What you need to do: Copy nothing but the stretch that opens with the line containing "Write the seaborn" and closes with the line containing "from matplotlib.patches import". Keep pictures out.

Provided material:
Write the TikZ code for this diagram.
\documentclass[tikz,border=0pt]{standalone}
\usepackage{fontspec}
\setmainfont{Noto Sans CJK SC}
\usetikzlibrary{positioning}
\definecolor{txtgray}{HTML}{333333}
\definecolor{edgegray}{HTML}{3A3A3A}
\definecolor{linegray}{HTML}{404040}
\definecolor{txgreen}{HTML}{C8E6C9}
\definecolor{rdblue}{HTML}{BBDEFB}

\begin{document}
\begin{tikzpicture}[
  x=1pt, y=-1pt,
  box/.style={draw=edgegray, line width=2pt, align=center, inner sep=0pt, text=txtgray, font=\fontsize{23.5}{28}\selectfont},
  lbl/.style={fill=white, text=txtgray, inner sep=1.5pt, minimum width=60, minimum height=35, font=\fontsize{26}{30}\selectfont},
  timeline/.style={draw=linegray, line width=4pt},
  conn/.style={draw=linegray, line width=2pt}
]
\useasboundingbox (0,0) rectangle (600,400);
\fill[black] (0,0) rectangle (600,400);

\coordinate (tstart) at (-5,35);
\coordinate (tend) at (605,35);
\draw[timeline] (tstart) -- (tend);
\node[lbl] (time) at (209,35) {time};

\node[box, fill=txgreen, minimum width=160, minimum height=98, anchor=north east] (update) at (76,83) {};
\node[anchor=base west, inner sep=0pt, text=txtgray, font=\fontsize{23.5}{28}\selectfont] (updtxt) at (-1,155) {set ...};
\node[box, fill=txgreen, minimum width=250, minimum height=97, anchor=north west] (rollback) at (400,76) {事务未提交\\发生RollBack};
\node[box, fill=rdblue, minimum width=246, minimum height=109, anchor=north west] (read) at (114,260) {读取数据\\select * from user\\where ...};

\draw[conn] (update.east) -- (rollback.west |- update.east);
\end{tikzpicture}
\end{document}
==
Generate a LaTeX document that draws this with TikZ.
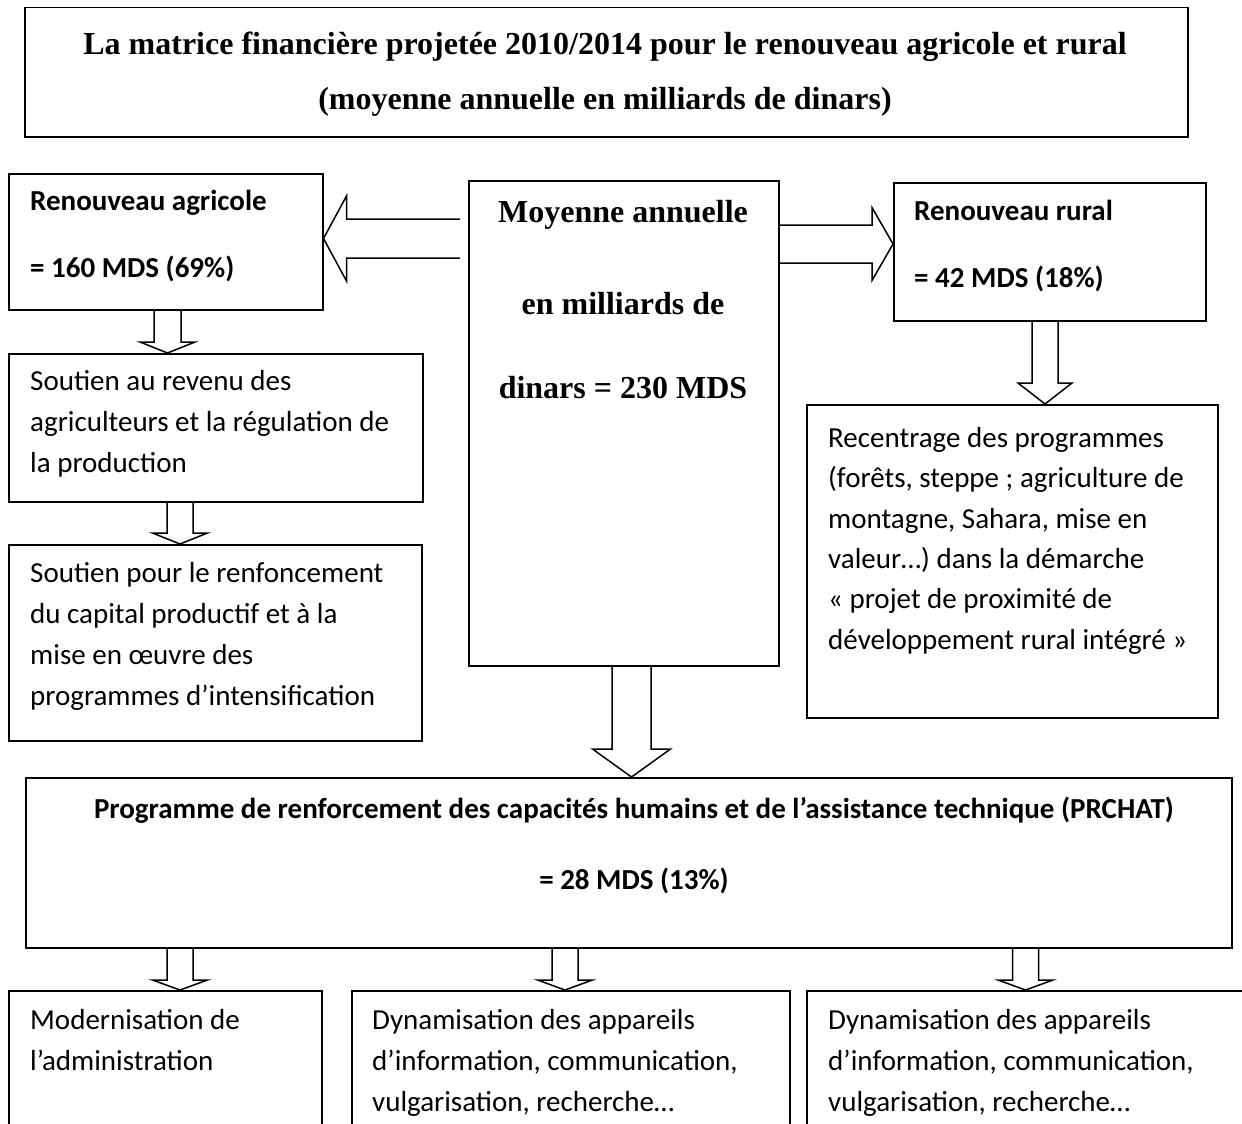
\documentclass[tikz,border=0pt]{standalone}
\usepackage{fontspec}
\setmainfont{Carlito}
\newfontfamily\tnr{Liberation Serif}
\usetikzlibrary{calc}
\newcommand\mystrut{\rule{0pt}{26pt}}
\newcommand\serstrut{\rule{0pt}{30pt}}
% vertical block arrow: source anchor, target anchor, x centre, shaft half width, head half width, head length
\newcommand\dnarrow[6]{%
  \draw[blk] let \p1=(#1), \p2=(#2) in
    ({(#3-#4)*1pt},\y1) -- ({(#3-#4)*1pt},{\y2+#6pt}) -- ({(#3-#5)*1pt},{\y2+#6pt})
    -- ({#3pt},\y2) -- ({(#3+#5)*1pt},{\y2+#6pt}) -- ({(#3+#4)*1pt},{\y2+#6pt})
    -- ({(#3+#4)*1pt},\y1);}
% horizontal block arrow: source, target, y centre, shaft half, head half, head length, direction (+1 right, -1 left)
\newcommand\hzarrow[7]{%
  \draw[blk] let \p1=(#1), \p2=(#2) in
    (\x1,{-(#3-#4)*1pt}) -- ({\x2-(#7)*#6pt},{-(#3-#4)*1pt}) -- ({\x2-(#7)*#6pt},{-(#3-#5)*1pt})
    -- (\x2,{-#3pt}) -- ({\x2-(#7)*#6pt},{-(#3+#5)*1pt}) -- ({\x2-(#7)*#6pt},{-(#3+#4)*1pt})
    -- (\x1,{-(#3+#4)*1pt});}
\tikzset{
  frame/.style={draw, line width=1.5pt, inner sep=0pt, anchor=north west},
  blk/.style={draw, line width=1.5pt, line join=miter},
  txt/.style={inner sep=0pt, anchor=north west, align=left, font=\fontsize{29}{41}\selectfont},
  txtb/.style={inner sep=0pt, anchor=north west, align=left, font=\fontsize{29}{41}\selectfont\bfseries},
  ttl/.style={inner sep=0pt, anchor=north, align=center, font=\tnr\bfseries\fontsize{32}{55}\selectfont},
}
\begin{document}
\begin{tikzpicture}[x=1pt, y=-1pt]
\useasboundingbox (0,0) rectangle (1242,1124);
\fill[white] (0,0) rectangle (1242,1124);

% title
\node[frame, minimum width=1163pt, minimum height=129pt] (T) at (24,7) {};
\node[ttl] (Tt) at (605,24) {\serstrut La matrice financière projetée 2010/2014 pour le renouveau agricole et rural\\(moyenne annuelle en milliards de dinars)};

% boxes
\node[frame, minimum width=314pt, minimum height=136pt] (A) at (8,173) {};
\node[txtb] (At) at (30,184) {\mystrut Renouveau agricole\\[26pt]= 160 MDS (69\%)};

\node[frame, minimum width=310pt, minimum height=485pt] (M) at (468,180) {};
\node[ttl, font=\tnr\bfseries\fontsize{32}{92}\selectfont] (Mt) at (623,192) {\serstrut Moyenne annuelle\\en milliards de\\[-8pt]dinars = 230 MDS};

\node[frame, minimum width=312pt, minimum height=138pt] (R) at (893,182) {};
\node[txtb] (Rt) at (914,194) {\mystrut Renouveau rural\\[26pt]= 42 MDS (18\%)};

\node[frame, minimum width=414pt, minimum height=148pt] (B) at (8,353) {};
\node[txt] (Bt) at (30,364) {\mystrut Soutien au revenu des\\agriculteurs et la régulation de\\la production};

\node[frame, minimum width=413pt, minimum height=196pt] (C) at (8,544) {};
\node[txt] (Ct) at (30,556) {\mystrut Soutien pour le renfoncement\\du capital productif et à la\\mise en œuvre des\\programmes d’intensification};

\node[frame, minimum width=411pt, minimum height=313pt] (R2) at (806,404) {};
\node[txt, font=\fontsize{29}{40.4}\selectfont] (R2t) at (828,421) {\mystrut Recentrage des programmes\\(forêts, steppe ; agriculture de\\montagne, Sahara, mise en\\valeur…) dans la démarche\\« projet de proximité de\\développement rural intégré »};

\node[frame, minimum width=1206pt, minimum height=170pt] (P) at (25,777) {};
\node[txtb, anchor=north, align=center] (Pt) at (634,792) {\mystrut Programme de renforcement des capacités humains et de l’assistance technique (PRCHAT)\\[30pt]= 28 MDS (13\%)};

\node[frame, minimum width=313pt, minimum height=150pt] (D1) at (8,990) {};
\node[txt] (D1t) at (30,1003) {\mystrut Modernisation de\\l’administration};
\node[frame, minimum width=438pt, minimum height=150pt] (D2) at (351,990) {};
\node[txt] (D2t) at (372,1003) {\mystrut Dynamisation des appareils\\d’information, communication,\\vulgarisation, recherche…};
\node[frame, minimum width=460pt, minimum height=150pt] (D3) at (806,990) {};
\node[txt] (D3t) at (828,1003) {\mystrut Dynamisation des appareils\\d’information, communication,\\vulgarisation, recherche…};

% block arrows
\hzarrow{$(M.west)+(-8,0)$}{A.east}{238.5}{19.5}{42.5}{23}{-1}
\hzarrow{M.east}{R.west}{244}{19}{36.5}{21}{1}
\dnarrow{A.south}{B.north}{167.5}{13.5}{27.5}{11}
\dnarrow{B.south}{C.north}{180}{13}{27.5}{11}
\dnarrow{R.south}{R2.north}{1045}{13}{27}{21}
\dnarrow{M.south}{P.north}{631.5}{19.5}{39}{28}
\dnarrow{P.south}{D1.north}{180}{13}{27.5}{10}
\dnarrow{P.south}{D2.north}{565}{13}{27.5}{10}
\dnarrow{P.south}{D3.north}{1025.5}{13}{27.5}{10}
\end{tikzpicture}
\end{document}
==
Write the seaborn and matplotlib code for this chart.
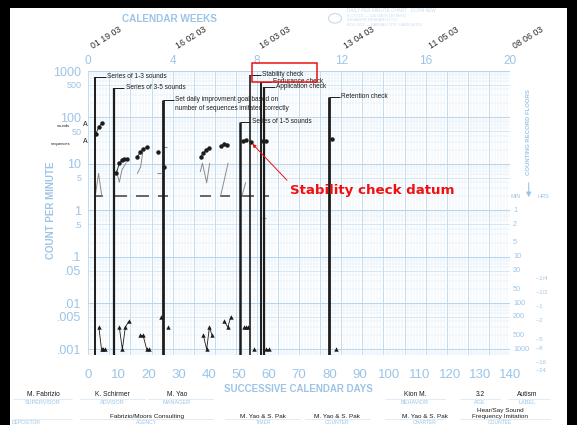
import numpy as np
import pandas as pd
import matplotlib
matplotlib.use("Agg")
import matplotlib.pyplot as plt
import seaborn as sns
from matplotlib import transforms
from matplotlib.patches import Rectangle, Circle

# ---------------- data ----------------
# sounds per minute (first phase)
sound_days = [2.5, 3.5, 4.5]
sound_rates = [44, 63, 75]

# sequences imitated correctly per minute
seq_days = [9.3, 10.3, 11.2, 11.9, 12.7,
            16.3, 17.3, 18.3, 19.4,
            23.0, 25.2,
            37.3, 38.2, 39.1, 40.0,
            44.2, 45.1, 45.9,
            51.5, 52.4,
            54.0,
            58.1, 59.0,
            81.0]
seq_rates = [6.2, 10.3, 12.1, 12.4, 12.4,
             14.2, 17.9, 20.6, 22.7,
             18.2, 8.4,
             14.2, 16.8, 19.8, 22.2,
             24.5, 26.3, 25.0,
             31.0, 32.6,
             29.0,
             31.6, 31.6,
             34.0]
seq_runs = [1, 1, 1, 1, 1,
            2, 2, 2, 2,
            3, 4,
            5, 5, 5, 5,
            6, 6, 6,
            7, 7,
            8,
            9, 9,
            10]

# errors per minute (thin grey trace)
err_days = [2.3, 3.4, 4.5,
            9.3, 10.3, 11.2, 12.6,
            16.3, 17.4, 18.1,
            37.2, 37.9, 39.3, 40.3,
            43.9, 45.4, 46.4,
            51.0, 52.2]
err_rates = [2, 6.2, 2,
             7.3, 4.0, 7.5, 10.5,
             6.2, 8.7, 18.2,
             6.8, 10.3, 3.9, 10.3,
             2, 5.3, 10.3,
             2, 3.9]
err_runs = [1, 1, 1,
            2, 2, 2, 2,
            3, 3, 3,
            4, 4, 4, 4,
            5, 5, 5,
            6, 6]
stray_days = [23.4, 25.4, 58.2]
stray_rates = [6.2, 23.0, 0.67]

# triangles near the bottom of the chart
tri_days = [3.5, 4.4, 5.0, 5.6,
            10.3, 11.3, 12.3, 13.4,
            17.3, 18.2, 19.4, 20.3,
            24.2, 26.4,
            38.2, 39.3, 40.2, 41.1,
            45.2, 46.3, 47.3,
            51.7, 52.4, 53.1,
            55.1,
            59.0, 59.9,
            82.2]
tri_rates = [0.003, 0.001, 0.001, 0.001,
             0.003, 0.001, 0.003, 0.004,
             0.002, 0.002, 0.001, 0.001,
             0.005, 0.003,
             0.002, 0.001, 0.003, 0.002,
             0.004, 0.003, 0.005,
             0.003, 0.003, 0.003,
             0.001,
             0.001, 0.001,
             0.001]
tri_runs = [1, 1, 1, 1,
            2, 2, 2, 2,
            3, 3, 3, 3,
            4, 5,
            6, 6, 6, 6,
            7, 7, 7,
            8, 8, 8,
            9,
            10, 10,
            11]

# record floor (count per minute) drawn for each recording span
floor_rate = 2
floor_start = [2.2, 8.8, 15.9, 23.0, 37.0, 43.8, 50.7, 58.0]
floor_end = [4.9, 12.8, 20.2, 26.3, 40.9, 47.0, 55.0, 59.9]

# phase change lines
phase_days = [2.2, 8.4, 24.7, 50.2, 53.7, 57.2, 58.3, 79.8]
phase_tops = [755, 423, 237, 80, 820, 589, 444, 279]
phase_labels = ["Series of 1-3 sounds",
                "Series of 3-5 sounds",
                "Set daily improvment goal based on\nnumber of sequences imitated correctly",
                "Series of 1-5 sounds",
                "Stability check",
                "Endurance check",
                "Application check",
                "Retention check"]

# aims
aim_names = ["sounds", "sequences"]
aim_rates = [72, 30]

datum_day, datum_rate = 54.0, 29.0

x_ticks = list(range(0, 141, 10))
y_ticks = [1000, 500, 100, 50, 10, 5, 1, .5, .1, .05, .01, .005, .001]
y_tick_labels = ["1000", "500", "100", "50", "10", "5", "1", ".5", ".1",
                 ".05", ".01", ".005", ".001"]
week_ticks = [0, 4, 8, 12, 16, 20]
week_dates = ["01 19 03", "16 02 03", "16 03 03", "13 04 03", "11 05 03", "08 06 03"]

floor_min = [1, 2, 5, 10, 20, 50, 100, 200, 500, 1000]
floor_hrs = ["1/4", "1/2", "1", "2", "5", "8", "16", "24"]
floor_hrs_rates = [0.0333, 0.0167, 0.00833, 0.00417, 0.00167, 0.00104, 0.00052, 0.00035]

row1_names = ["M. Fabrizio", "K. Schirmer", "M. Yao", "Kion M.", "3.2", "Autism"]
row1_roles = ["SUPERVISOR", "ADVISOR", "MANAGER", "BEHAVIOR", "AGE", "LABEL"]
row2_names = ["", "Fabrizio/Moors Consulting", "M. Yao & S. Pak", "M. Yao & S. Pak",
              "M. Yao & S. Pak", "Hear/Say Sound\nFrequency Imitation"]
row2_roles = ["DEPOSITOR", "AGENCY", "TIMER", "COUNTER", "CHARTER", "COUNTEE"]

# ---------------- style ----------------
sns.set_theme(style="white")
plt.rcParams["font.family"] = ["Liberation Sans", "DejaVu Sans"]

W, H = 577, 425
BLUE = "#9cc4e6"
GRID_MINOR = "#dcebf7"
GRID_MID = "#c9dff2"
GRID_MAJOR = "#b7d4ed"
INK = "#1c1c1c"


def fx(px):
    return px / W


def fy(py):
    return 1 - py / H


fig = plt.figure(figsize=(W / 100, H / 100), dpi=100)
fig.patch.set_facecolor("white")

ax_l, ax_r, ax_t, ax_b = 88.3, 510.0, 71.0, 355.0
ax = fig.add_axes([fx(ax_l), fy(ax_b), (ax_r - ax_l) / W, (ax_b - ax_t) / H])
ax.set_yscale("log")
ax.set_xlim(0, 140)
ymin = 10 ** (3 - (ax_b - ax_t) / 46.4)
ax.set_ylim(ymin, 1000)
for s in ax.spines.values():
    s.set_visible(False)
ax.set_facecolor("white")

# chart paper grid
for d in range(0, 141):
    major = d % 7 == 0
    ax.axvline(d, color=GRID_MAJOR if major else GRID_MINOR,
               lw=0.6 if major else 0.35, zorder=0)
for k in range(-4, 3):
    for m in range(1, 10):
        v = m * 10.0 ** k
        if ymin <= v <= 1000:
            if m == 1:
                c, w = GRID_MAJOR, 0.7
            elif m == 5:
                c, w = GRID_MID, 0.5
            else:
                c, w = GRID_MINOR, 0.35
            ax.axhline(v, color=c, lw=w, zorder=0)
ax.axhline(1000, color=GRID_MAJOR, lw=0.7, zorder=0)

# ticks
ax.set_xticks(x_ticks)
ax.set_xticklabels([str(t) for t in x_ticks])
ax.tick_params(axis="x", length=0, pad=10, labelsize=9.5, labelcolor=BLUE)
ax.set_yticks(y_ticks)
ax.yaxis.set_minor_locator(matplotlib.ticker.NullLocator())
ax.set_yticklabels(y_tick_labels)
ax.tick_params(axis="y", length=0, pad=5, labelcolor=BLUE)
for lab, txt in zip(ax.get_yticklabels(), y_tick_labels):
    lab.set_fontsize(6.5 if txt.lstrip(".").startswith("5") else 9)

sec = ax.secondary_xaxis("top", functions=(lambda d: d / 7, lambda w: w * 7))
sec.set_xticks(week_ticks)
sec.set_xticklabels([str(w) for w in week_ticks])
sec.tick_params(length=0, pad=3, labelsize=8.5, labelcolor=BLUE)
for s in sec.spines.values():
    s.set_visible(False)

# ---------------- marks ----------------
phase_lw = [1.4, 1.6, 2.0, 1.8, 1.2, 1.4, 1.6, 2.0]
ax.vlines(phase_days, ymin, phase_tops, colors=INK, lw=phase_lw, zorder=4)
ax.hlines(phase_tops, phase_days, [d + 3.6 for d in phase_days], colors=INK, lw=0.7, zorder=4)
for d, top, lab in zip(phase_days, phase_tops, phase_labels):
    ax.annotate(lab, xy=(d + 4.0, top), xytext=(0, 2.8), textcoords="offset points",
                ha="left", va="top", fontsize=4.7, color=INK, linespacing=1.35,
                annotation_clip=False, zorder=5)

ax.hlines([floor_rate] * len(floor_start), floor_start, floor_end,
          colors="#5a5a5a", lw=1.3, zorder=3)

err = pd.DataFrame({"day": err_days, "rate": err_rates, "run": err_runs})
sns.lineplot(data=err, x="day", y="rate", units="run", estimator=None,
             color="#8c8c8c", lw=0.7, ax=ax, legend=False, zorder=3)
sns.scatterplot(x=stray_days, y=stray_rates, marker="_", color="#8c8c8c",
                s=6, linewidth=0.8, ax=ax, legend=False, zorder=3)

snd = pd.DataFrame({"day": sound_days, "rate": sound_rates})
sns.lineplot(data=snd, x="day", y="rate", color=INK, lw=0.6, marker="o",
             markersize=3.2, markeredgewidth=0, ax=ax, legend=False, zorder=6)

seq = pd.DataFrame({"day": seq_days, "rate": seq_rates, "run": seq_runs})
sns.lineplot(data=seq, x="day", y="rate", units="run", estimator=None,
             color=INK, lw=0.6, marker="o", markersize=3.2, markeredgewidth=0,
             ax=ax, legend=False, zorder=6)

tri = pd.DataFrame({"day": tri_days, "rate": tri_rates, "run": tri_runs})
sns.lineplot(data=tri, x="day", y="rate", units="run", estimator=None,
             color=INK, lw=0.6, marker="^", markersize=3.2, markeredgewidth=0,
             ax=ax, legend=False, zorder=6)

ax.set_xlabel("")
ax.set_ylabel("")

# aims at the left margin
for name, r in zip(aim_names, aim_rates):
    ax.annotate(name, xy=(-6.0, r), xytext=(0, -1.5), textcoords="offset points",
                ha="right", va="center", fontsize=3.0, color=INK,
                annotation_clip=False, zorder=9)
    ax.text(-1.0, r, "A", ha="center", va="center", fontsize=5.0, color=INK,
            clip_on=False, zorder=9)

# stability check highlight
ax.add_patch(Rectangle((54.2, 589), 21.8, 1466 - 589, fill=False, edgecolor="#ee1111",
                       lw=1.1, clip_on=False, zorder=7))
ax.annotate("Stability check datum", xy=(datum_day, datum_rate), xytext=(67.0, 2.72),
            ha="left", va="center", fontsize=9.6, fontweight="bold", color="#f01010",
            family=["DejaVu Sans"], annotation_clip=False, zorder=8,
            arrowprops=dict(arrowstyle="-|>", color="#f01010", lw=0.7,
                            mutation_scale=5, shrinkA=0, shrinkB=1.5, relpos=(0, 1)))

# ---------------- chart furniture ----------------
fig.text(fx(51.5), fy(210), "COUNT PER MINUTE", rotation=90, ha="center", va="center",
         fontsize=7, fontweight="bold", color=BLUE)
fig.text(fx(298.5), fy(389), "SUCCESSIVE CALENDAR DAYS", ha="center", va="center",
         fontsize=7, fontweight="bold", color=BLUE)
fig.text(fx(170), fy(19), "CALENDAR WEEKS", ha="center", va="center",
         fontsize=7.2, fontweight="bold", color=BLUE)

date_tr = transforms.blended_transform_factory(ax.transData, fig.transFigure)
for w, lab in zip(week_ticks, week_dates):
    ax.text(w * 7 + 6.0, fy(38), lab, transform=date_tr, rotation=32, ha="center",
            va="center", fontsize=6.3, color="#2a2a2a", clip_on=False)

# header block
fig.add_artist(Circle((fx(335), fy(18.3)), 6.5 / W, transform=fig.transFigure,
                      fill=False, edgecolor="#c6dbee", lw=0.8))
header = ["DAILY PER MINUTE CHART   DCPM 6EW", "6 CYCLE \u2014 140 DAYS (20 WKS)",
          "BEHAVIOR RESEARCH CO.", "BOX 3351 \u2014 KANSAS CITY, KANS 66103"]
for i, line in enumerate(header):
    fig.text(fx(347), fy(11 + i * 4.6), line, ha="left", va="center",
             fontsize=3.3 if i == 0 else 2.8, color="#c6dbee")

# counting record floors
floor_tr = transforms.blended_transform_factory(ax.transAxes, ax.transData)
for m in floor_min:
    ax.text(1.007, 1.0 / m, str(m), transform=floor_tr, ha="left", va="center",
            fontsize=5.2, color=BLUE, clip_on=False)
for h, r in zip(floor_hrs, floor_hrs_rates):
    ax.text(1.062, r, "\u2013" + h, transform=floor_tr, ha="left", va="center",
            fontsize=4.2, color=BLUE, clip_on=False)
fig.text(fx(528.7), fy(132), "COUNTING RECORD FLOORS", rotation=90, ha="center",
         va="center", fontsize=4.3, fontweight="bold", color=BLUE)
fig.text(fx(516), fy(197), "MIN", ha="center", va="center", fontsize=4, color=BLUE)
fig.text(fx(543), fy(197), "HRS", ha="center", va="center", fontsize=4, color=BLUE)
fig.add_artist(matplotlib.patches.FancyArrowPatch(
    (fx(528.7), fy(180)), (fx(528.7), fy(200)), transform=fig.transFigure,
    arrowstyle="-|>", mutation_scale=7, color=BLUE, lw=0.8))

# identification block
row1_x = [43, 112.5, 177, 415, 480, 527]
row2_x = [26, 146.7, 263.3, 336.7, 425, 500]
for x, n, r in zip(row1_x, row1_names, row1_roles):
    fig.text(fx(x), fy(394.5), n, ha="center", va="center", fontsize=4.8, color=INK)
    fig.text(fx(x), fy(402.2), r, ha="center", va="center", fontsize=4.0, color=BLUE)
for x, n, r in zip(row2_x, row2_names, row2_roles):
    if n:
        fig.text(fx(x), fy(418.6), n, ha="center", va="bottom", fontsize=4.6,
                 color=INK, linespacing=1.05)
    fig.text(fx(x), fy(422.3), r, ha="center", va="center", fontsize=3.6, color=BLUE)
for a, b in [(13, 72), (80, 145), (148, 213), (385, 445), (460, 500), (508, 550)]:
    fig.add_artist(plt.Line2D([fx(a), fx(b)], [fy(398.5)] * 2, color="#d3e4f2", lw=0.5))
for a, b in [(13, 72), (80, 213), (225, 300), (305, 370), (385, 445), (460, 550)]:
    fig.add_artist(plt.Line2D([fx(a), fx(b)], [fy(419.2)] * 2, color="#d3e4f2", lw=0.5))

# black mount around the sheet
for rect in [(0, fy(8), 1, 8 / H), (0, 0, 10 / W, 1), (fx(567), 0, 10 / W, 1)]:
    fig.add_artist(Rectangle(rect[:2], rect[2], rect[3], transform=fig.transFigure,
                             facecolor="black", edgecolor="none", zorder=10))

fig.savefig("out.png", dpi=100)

Final result:
Write the seaborn and matplotlib code for this chart.
import numpy as np
import pandas as pd
import matplotlib
matplotlib.use("Agg")
import matplotlib.pyplot as plt
import seaborn as sns
from matplotlib import transforms
from matplotlib.patches import Rectangle, Circle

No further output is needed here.